Measuring the flow through a model engine inlet system containing a plenum and runners

Abstract

This paper describes an experiment carried out in a model of an inlet system containing a plenum chamber and runners. Such inlet systems are commonly found on petrol internal combustion engines where the cylinders are arranged in a V-configuration. Measurements of velocity, turbulence intensity and pressure drop across the system have been made and a detailed error analysis carried out. These measurements are suitable for the validation of results obtained from computational fluid dynamics (CFD) software. Particular attention has been paid to reducing turbulence intensity levels at the inlet of the system, with additional entry lengths and smooth bell-mouth profiles being used. At each measurement point the laser Doppler anemometry (LDA) system has been tuned by hand to improve measurement sensitivity.

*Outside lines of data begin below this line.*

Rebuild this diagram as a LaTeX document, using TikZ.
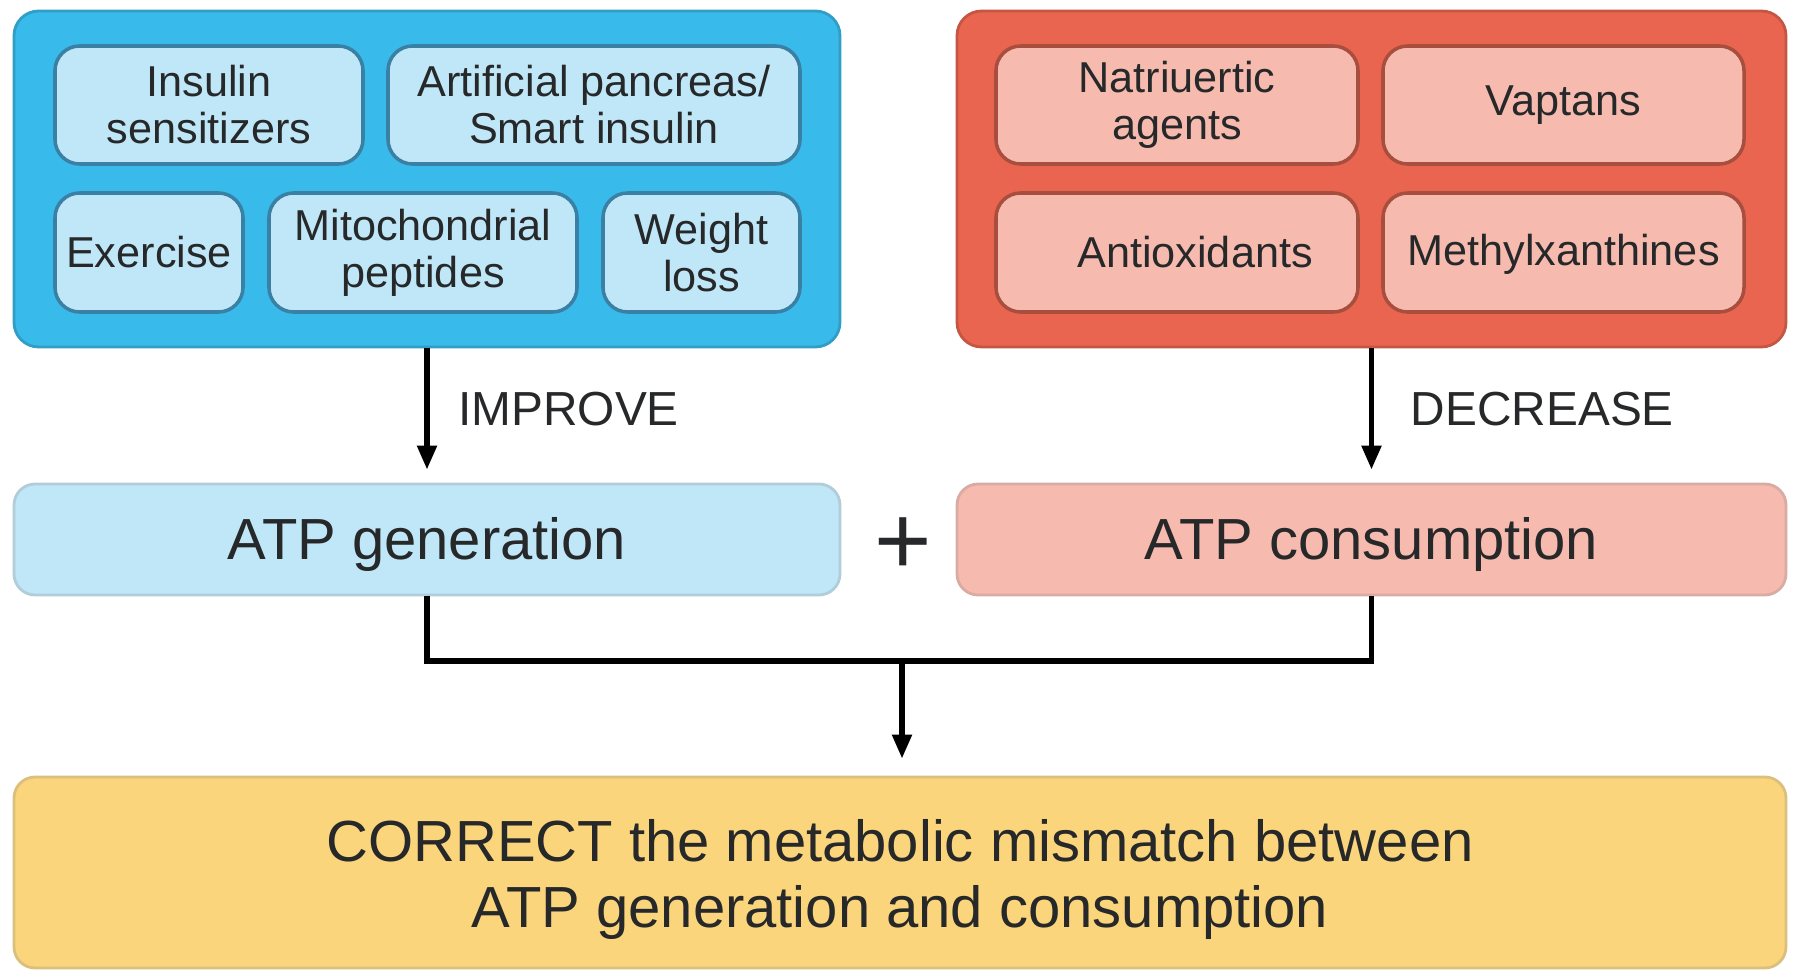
\documentclass[tikz,border=0pt]{standalone}
\usepackage{fontspec}
\setmainfont{Liberation Sans}
\usetikzlibrary{arrows.meta}

\definecolor{boxblue}{RGB}{56,186,234}
\definecolor{cellblue}{RGB}{192,231,247}
\definecolor{edgeblue}{RGB}{58,128,165}
\definecolor{boxred}{RGB}{233,101,80}
\definecolor{cellred}{RGB}{246,187,174}
\definecolor{edgered}{RGB}{168,78,62}
\definecolor{boxyellow}{RGB}{250,213,124}
\definecolor{inkdark}{RGB}{38,40,42}

\newcommand{\lowstrut}{\rule{0pt}{15pt}}

\tikzset{
  group/.style={draw=#1!85!black, fill=#1, line width=0.8pt, rounded corners=7pt},
  cell/.style={draw=edge#1, fill=cell#1, line width=1pt, rounded corners=7pt,
    inner sep=0pt, align=center, text=inkdark,
    font=\fontsize{12.3}{13.4}\selectfont},
  bigbox/.style={draw=#1!75!gray, fill=#1, line width=0.8pt, rounded corners=6pt,
    inner sep=0pt, align=center, text=inkdark,
    font=\fontsize{16.5}{19}\selectfont},
  flow/.style={line width=1.5pt, -{Triangle[length=0.24cm,width=0.19cm]}},
  tag/.style={anchor=west, text=inkdark, font=\fontsize{13.6}{15}\selectfont}
}

\begin{document}
\begin{tikzpicture}
    \useasboundingbox (0,0) rectangle (18,-9.79);

    %% the two groups of treatments
    \node[group=boxblue, minimum width=8.26cm, minimum height=3.36cm] (improvers) at (4.27,-1.79) {};
    \node[group=boxred, minimum width=8.29cm, minimum height=3.36cm] (reducers) at (13.715,-1.79) {};

    \node[cell=blue, minimum width=3.08cm, minimum height=1.18cm] (insulin) at (2.09,-1.05) {Insulin\\sensitizers};
    \node[cell=blue, minimum width=4.12cm, minimum height=1.18cm] (pancreas) at (5.94,-1.05) {Artificial pancreas/\\Smart insulin};
    \node[cell=blue, minimum width=1.88cm, minimum height=1.19cm] (exercise) at (1.49,-2.525) {Exercise};
    \node[cell=blue, minimum width=3.08cm, minimum height=1.19cm] (mito) at (4.23,-2.525) {Mitochondrial\\peptides};
    \node[cell=blue, minimum width=1.97cm, minimum height=1.19cm] (weight) at (7.015,-2.525) {Weight\\loss};

    \node[cell=red, minimum width=3.62cm, minimum height=1.18cm] (natri) at (11.77,-1.05) {Natriuertic\\agents};
    \node[cell=red, minimum width=3.61cm, minimum height=1.18cm] (vaptans) at (15.635,-1.05) {Vaptans};
    \node[cell=red, minimum width=3.62cm, minimum height=1.19cm] (antiox) at (11.77,-2.525) {\hspace*{0.36cm}Antioxidants};
    \node[cell=red, minimum width=3.61cm, minimum height=1.19cm] (methyl) at (15.635,-2.525) {\rule{0pt}{10pt}Methylxanthines};

    %% ATP balance
    \node[bigbox=cellblue, minimum width=8.26cm, minimum height=1.11cm] (atpgen) at (4.27,-5.395) {\lowstrut ATP generation};
    \node[bigbox=cellred, minimum width=8.29cm, minimum height=1.11cm] (atpcons) at (13.715,-5.395) {\lowstrut ATP consumption};
    \node[text=inkdark, font=\fontsize{28}{30}\selectfont] (plus) at (9.03,-5.46) {+};

    \node[bigbox=boxyellow, minimum width=17.72cm, minimum height=1.91cm] (result) at (9.0,-8.725)
        {\rule{0pt}{16pt}CORRECT the metabolic mismatch between\\ATP generation and consumption};

    \draw[flow, shorten >=0.13cm] (improvers.south) -- (atpgen.north)
        node[tag, pos=0.45, xshift=0.17cm] (improve) {IMPROVE};
    \draw[flow, shorten >=0.13cm] (reducers.south -| atpcons.north) -- (atpcons.north)
        node[tag, pos=0.45, xshift=0.25cm] (decrease) {DECREASE};

    \coordinate (join) at (9.02,-6.61);
    \draw[line width=1.6pt] (atpgen.south) |- (join) -| (atpcons.south);
    \draw[flow, shorten >=0.17cm] (join) -- (join |- result.north);
\end{tikzpicture}
\end{document}
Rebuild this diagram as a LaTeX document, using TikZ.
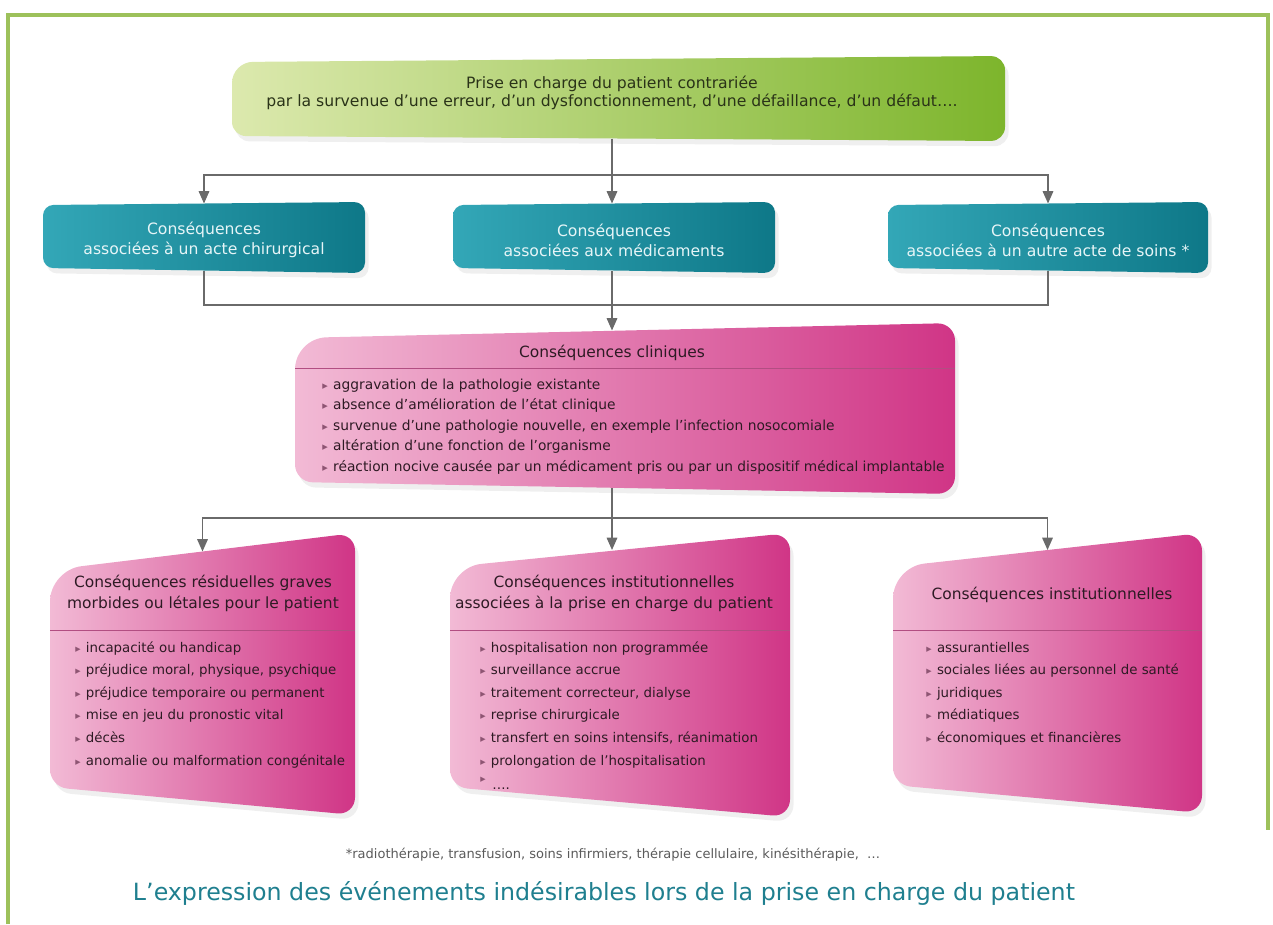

Seeding of the flow has been an important factor and water droplets produced by a medical nebulizer have been used. Errors in velocity measurement vary throughout the flowfield, with a strong dependency on turbulence levels. From the results a relatively simple three-dimensional flow structure is found with the inlet flow separating on entry to the plenum, forming a ring vortex with a central jet within it. This jet turns from the horizontal to the vertical to enter the open runner, forming a separation bubble on the upstream side of the runner. A large slow-moving recirculation region forms in the plenum downstream of the open runner. From measurements of turbulence intensities, large values of around 40 per cent are found at the plenum-runner interface and in the recirculation region. This means that the flow is essentially time dependent even for notionally steady state conditions.